#### STORED DATA ####
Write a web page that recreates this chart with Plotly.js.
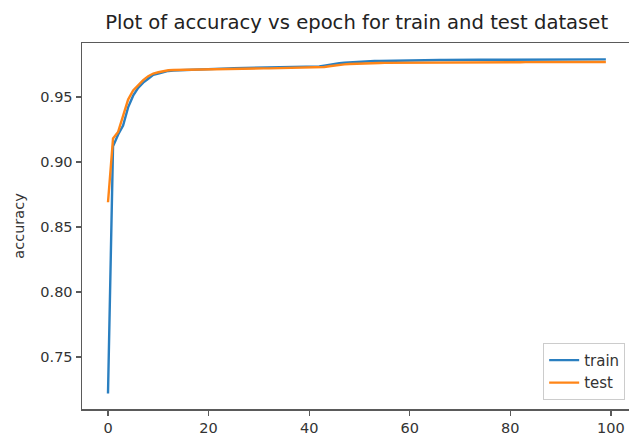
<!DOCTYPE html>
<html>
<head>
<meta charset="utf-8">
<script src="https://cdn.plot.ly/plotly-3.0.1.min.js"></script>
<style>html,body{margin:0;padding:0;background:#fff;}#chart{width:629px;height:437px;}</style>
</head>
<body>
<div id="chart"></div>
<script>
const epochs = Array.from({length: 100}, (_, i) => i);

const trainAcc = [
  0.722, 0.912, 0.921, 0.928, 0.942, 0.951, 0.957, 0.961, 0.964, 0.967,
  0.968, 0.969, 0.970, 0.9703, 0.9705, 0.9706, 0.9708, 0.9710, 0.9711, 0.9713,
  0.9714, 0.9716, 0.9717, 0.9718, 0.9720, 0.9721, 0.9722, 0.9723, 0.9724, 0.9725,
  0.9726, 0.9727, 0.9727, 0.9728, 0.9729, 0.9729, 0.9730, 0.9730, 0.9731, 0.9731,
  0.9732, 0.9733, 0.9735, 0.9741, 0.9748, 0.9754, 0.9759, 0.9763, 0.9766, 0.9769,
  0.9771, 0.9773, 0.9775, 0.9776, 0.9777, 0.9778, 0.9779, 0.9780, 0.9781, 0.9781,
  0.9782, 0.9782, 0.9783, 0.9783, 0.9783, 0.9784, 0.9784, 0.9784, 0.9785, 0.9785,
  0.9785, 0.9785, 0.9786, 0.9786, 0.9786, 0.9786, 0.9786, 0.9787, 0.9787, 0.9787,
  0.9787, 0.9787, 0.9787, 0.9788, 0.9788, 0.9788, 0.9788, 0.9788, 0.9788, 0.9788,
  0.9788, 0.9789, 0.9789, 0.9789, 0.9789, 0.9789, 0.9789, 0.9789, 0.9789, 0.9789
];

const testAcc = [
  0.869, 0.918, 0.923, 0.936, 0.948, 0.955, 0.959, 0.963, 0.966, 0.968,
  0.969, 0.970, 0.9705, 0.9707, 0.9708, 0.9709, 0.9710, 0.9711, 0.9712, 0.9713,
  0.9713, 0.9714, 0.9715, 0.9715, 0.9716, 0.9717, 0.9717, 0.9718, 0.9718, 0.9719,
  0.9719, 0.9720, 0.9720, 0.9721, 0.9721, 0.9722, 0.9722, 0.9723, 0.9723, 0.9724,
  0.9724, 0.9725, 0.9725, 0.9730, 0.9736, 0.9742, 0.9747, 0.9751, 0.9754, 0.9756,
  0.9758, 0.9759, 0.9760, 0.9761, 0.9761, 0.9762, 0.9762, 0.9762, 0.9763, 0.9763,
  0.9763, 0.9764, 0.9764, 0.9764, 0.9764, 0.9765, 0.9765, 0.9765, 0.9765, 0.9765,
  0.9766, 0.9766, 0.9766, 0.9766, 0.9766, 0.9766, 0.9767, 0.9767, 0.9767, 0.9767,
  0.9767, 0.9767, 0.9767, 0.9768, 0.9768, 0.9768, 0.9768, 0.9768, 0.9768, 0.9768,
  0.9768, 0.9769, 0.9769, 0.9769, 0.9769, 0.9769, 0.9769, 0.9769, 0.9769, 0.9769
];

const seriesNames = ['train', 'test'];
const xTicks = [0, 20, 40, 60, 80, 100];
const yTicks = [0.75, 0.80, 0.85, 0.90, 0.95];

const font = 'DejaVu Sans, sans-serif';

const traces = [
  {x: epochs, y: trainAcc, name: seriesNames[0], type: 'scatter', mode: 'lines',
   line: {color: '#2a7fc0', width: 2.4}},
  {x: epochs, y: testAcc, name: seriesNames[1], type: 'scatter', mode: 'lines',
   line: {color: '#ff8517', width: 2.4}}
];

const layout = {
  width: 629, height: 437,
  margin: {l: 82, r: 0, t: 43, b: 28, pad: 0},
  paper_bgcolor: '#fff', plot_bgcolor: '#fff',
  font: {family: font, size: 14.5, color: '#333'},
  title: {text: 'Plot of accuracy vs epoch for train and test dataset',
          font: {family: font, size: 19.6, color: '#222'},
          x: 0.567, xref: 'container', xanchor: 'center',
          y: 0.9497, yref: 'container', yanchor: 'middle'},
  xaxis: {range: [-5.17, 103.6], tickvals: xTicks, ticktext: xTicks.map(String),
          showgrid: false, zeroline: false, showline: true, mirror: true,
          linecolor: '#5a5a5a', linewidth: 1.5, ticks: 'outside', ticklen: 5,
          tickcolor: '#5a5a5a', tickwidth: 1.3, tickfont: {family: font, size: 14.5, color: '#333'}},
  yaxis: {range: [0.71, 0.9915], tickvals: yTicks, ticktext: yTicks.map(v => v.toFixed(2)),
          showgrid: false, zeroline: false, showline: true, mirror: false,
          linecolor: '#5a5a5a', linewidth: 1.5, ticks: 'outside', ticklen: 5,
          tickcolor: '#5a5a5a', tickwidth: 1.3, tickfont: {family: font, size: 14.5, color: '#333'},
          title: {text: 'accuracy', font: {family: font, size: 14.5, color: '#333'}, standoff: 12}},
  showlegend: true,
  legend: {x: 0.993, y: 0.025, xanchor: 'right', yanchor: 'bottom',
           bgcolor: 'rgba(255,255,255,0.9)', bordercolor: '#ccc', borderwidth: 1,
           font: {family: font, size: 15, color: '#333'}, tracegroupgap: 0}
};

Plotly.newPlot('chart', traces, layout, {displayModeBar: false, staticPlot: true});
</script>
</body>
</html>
####
INSTRUCTIONS TO FOLLOW:
Without including any picture, repeat the data exactly.

COMPLETED EXERCISE:
Write a web page that recreates this chart with Plotly.js.
<!DOCTYPE html>
<html>
<head>
<meta charset="utf-8">
<script src="https://cdn.plot.ly/plotly-3.0.1.min.js"></script>
<style>html,body{margin:0;padding:0;background:#fff;}#chart{width:629px;height:437px;}</style>
</head>
<body>
<div id="chart"></div>
<script>
const epochs = Array.from({length: 100}, (_, i) => i);

const trainAcc = [
  0.722, 0.912, 0.921, 0.928, 0.942, 0.951, 0.957, 0.961, 0.964, 0.967,
  0.968, 0.969, 0.970, 0.9703, 0.9705, 0.9706, 0.9708, 0.9710, 0.9711, 0.9713,
  0.9714, 0.9716, 0.9717, 0.9718, 0.9720, 0.9721, 0.9722, 0.9723, 0.9724, 0.9725,
  0.9726, 0.9727, 0.9727, 0.9728, 0.9729, 0.9729, 0.9730, 0.9730, 0.9731, 0.9731,
  0.9732, 0.9733, 0.9735, 0.9741, 0.9748, 0.9754, 0.9759, 0.9763, 0.9766, 0.9769,
  0.9771, 0.9773, 0.9775, 0.9776, 0.9777, 0.9778, 0.9779, 0.9780, 0.9781, 0.9781,
  0.9782, 0.9782, 0.9783, 0.9783, 0.9783, 0.9784, 0.9784, 0.9784, 0.9785, 0.9785,
  0.9785, 0.9785, 0.9786, 0.9786, 0.9786, 0.9786, 0.9786, 0.9787, 0.9787, 0.9787,
  0.9787, 0.9787, 0.9787, 0.9788, 0.9788, 0.9788, 0.9788, 0.9788, 0.9788, 0.9788,
  0.9788, 0.9789, 0.9789, 0.9789, 0.9789, 0.9789, 0.9789, 0.9789, 0.9789, 0.9789
];

const testAcc = [
  0.869, 0.918, 0.923, 0.936, 0.948, 0.955, 0.959, 0.963, 0.966, 0.968,
  0.969, 0.970, 0.9705, 0.9707, 0.9708, 0.9709, 0.9710, 0.9711, 0.9712, 0.9713,
  0.9713, 0.9714, 0.9715, 0.9715, 0.9716, 0.9717, 0.9717, 0.9718, 0.9718, 0.9719,
  0.9719, 0.9720, 0.9720, 0.9721, 0.9721, 0.9722, 0.9722, 0.9723, 0.9723, 0.9724,
  0.9724, 0.9725, 0.9725, 0.9730, 0.9736, 0.9742, 0.9747, 0.9751, 0.9754, 0.9756,
  0.9758, 0.9759, 0.9760, 0.9761, 0.9761, 0.9762, 0.9762, 0.9762, 0.9763, 0.9763,
  0.9763, 0.9764, 0.9764, 0.9764, 0.9764, 0.9765, 0.9765, 0.9765, 0.9765, 0.9765,
  0.9766, 0.9766, 0.9766, 0.9766, 0.9766, 0.9766, 0.9767, 0.9767, 0.9767, 0.9767,
  0.9767, 0.9767, 0.9767, 0.9768, 0.9768, 0.9768, 0.9768, 0.9768, 0.9768, 0.9768,
  0.9768, 0.9769, 0.9769, 0.9769, 0.9769, 0.9769, 0.9769, 0.9769, 0.9769, 0.9769
];

const seriesNames = ['train', 'test'];
const xTicks = [0, 20, 40, 60, 80, 100];
const yTicks = [0.75, 0.80, 0.85, 0.90, 0.95];

const font = 'DejaVu Sans, sans-serif';

const traces = [
  {x: epochs, y: trainAcc, name: seriesNames[0], type: 'scatter', mode: 'lines',
   line: {color: '#2a7fc0', width: 2.4}},
  {x: epochs, y: testAcc, name: seriesNames[1], type: 'scatter', mode: 'lines',
   line: {color: '#ff8517', width: 2.4}}
];

const layout = {
  width: 629, height: 437,
  margin: {l: 82, r: 0, t: 43, b: 28, pad: 0},
  paper_bgcolor: '#fff', plot_bgcolor: '#fff',
  font: {family: font, size: 14.5, color: '#333'},
  title: {text: 'Plot of accuracy vs epoch for train and test dataset',
          font: {family: font, size: 19.6, color: '#222'},
          x: 0.567, xref: 'container', xanchor: 'center',
          y: 0.9497, yref: 'container', yanchor: 'middle'},
  xaxis: {range: [-5.17, 103.6], tickvals: xTicks, ticktext: xTicks.map(String),
          showgrid: false, zeroline: false, showline: true, mirror: true,
          linecolor: '#5a5a5a', linewidth: 1.5, ticks: 'outside', ticklen: 5,
          tickcolor: '#5a5a5a', tickwidth: 1.3, tickfont: {family: font, size: 14.5, color: '#333'}},
  yaxis: {range: [0.71, 0.9915], tickvals: yTicks, ticktext: yTicks.map(v => v.toFixed(2)),
          showgrid: false, zeroline: false, showline: true, mirror: false,
          linecolor: '#5a5a5a', linewidth: 1.5, ticks: 'outside', ticklen: 5,
          tickcolor: '#5a5a5a', tickwidth: 1.3, tickfont: {family: font, size: 14.5, color: '#333'},
          title: {text: 'accuracy', font: {family: font, size: 14.5, color: '#333'}, standoff: 12}},
  showlegend: true,
  legend: {x: 0.993, y: 0.025, xanchor: 'right', yanchor: 'bottom',
           bgcolor: 'rgba(255,255,255,0.9)', bordercolor: '#ccc', borderwidth: 1,
           font: {family: font, size: 15, color: '#333'}, tracegroupgap: 0}
};

Plotly.newPlot('chart', traces, layout, {displayModeBar: false, staticPlot: true});
</script>
</body>
</html>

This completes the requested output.